Dataset content:
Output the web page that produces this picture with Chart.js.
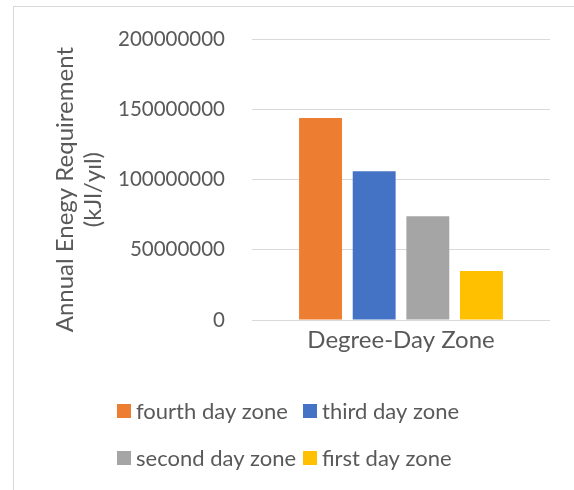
<!DOCTYPE html>
<html>
<head>
<meta charset="utf-8">
<script src="https://cdn.jsdelivr.net/npm/chart.js@4/dist/chart.umd.min.js"></script>
<style>
  html, body { margin: 0; padding: 0; background: #ffffff; }
  #wrap { position: relative; width: 574px; height: 490px; }
</style>
</head>
<body>
<div id="wrap"><canvas id="chart" width="574" height="490"></canvas></div>
<script>
// Annual energy requirement by degree-day zone
const categories = ['Degree-Day Zone'];
const seriesLabels = ['fourth day zone', 'third day zone', 'second day zone', 'first day zone'];
const fourthDayZone = [144000000];
const thirdDayZone = [106000000];
const secondDayZone = [74000000];
const firstDayZone = [35000000];
const yTickValues = [0, 50000000, 100000000, 150000000, 200000000];
const yTitleLines = ['Annual Enegy Requirement', '(kJl/yıl)'];

const seriesValues = [fourthDayZone, thirdDayZone, secondDayZone, firstDayZone];
const seriesColors = ['#ED7D31', '#4472C4', '#A5A5A5', '#FFC000'];

const FONT = 'Lato';
const TEXT = '#595959';

// Outer frame of the chart object
const framePlugin = {
  id: 'frame',
  beforeDraw(chart) {
    const ctx = chart.ctx;
    ctx.save();
    ctx.fillStyle = '#ffffff';
    ctx.fillRect(0, 0, chart.width, chart.height);
    ctx.strokeStyle = '#d9d9d9';
    ctx.lineWidth = 1;
    ctx.strokeRect(13.5, 6.5, chart.width + 20, chart.height + 20);
    ctx.restore();
  }
};

// Rotated two-line value-axis title, centred a little below the plot middle
const axisTitlePlugin = {
  id: 'axisTitle',
  afterDraw(chart) {
    const ctx = chart.ctx;
    const area = chart.chartArea;
    const cy = (area.top + area.bottom) / 2 + 10;
    ctx.save();
    ctx.font = '24px ' + FONT;
    ctx.fillStyle = TEXT;
    ctx.textAlign = 'center';
    ctx.textBaseline = 'middle';
    yTitleLines.forEach((line, i) => {
      ctx.save();
      ctx.translate(65 + i * 28, cy);
      ctx.rotate(-Math.PI / 2);
      ctx.fillText(line, 0, 0);
      ctx.restore();
    });
    ctx.restore();
  }
};

// Two-column legend below the plot
const gridLegendPlugin = {
  id: 'gridLegend',
  afterDraw(chart) {
    const ctx = chart.ctx;
    const cols = [117, 303];
    const rows = [411, 458];
    ctx.save();
    ctx.font = '22px ' + FONT;
    ctx.textBaseline = 'middle';
    ctx.textAlign = 'left';
    chart.data.datasets.forEach((ds, i) => {
      const x = cols[i % 2];
      const y = rows[Math.floor(i / 2)];
      ctx.fillStyle = ds.backgroundColor;
      ctx.fillRect(x, y - 7, 14, 14);
      ctx.fillStyle = TEXT;
      ctx.fillText(ds.label, x + 19, y + 1);
    });
    ctx.restore();
  }
};

new Chart(document.getElementById('chart'), {
  type: 'bar',
  data: {
    labels: categories,
    datasets: seriesLabels.map((label, i) => ({
      label: label,
      data: seriesValues[i],
      backgroundColor: seriesColors[i],
      borderWidth: 0,
      categoryPercentage: 0.72,
      barPercentage: 0.8
    }))
  },
  options: {
    responsive: false,
    animation: false,
    devicePixelRatio: 1,
    layout: { padding: { left: 0, right: 24, top: 37, bottom: 0 } },
    plugins: {
      legend: { display: false },
      tooltip: { enabled: false }
    },
    scales: {
      x: {
        grid: { display: false, drawTicks: false },
        border: { display: false },
        ticks: { color: TEXT, font: { family: FONT, size: 24 }, padding: 6 },
        afterFit(scale) { scale.height = 170; }
      },
      y: {
        min: 0,
        max: 200000000,
        afterBuildTicks(scale) { scale.ticks = yTickValues.map(v => ({ value: v })); },
        grid: { color: '#d9d9d9', lineWidth: 1, drawTicks: false },
        border: { display: false },
        ticks: {
          color: TEXT,
          font: { family: FONT, size: 20.5 },
          padding: 27,
          callback: (v) => String(v)
        },
        afterFit(scale) { scale.width = 252; }
      }
    }
  },
  plugins: [framePlugin, axisTitlePlugin, gridLegendPlugin]
});
</script>
</body>
</html>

What you should do: From the first line above through the line containing "const TEXT = '#595959';", copy everything exactly, without the pictures.

Task answer:
Output the web page that produces this picture with Chart.js.
<!DOCTYPE html>
<html>
<head>
<meta charset="utf-8">
<script src="https://cdn.jsdelivr.net/npm/chart.js@4/dist/chart.umd.min.js"></script>
<style>
  html, body { margin: 0; padding: 0; background: #ffffff; }
  #wrap { position: relative; width: 574px; height: 490px; }
</style>
</head>
<body>
<div id="wrap"><canvas id="chart" width="574" height="490"></canvas></div>
<script>
// Annual energy requirement by degree-day zone
const categories = ['Degree-Day Zone'];
const seriesLabels = ['fourth day zone', 'third day zone', 'second day zone', 'first day zone'];
const fourthDayZone = [144000000];
const thirdDayZone = [106000000];
const secondDayZone = [74000000];
const firstDayZone = [35000000];
const yTickValues = [0, 50000000, 100000000, 150000000, 200000000];
const yTitleLines = ['Annual Enegy Requirement', '(kJl/yıl)'];

const seriesValues = [fourthDayZone, thirdDayZone, secondDayZone, firstDayZone];
const seriesColors = ['#ED7D31', '#4472C4', '#A5A5A5', '#FFC000'];

const FONT = 'Lato';
const TEXT = '#595959';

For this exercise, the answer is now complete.